-- Supplied material --
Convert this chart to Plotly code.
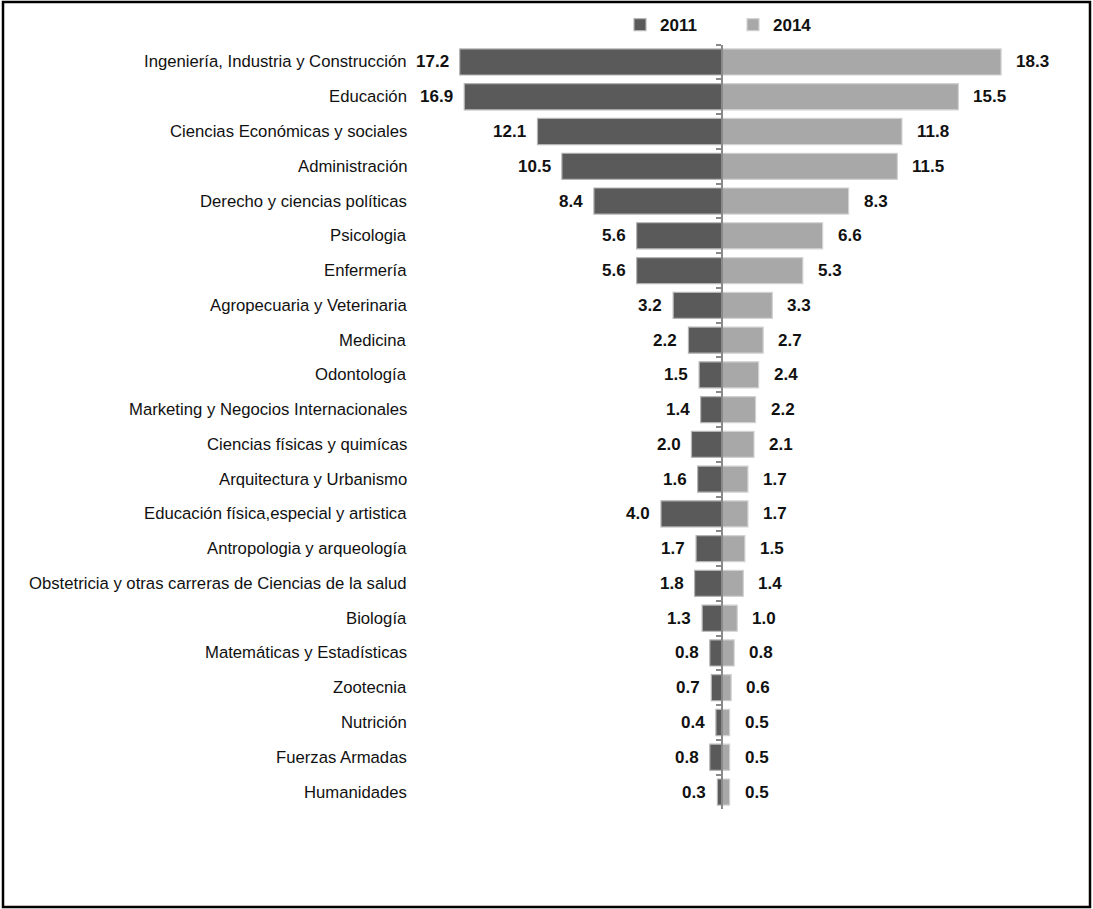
import plotly.graph_objects as go

categories = [
    "Ingeniería, Industria y Construcción",
    "Educación",
    "Ciencias Económicas y sociales",
    "Administración",
    "Derecho y ciencias políticas",
    "Psicologia",
    "Enfermería",
    "Agropecuaria y Veterinaria",
    "Medicina",
    "Odontología",
    "Marketing y Negocios Internacionales",
    "Ciencias físicas y quimícas",
    "Arquitectura y Urbanismo",
    "Educación física,especial y artistica",
    "Antropologia y arqueología",
    "Obstetricia y otras carreras de Ciencias de la salud",
    "Biología",
    "Matemáticas y Estadísticas",
    "Zootecnia",
    "Nutrición",
    "Fuerzas Armadas",
    "Humanidades",
]
values_2011 = [17.2, 16.9, 12.1, 10.5, 8.4, 5.6, 5.6, 3.2, 2.2, 1.5, 1.4, 2.0, 1.6, 4.0, 1.7, 1.8, 1.3, 0.8, 0.7, 0.4, 0.8, 0.3]
values_2014 = [18.3, 15.5, 11.8, 11.5, 8.3, 6.6, 5.3, 3.3, 2.7, 2.4, 2.2, 2.1, 1.7, 1.7, 1.5, 1.4, 1.0, 0.8, 0.6, 0.5, 0.5, 0.5]
series_names = ["2011", "2014"]

W, H = 1093, 909
CX = 722.0
SCALE = 15.25
PX0, PX1 = 430.0, 1060.0
xr = [-(CX - PX0) / SCALE, (PX1 - CX) / SCALE]
top_px, bot_px = 44.6, 809.4

LABEL_FONT = "Liberation Sans Narrow, Arial Narrow, Liberation Sans, Arial, sans-serif"
VAL_FONT = "Liberation Sans Narrow, Arial Narrow, Liberation Sans, Arial, sans-serif"

fig = go.Figure()
fig.add_trace(go.Bar(
    y=categories, x=[-v for v in values_2011], orientation="h", name="<b>" + series_names[0] + "</b>",
    marker=dict(color="#5a5a5a", line=dict(color="#b4b4b4", width=1.2)),
    hoverinfo="skip",
))
fig.add_trace(go.Bar(
    y=categories, x=values_2014, orientation="h", name="<b>" + series_names[1] + "</b>",
    marker=dict(color="#a8a8a8", line=dict(color="#d2d2d2", width=1.2)),
    hoverinfo="skip",
))

annotations = []
for c, v in zip(categories, values_2011):
    annotations.append(dict(x=-v, y=c, xref="x", yref="y", text=f"<b>{v:.1f}</b>",
                            showarrow=False, xanchor="right", xshift=-9,
                            font=dict(family=VAL_FONT, size=17, color="#111")))
for c, v in zip(categories, values_2014):
    annotations.append(dict(x=v, y=c, xref="x", yref="y", text=f"<b>{v:.1f}</b>",
                            showarrow=False, xanchor="left", xshift=13,
                            font=dict(family=VAL_FONT, size=17, color="#111")))
for c in categories:
    annotations.append(dict(x=409 / W, y=c, xref="paper", yref="y", text=c,
                            showarrow=False, xanchor="right",
                            font=dict(family=LABEL_FONT, size=16.7, color="#111")))

fig.update_layout(
    width=W, height=H,
    margin=dict(l=0, r=0, t=0, b=0),
    paper_bgcolor="white", plot_bgcolor="white",
    barmode="overlay", bargap=0.25,
    xaxis=dict(domain=[PX0 / W, PX1 / W], range=xr, showgrid=False, zeroline=False,
               showticklabels=False, showline=False, ticks=""),
    yaxis=dict(domain=[1 - bot_px / H, 1 - top_px / H], autorange="reversed",
               anchor="free", position=CX / W, showline=True, linecolor="#8a8a8a",
               linewidth=2, ticks="outside", tickson="boundaries", ticklen=5,
               tickcolor="#8a8a8a", tickwidth=2, showticklabels=False, showgrid=False),
    showlegend=True,
    legend=dict(orientation="h", x=620 / W, y=1 - 7 / H, xanchor="left", yanchor="top",
                font=dict(family="Liberation Sans Narrow, Arial Narrow, Liberation Sans, Arial", size=17, color="#111"),
                entrywidth=68, entrywidthmode="pixels", itemwidth=30,
                bgcolor="rgba(0,0,0,0)"),
    annotations=annotations,
    shapes=[dict(type="rect", xref="paper", yref="paper", x0=3 / W, x1=1090 / W,
                 y0=1 - 907 / H, y1=1 - 2 / H, line=dict(color="black", width=2.5))],
)

fig.write_html("out.html", config={"displayModeBar": False},
               post_script="document.body.style.margin='0';document.body.style.padding='0';")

-- Exercise --
Restate the material word for word from its first line through the line containing "import plotly.graph_objects as go", both included; the pictures do not belong in it.

-- Result for this exercise --
Convert this chart to Plotly code.
import plotly.graph_objects as go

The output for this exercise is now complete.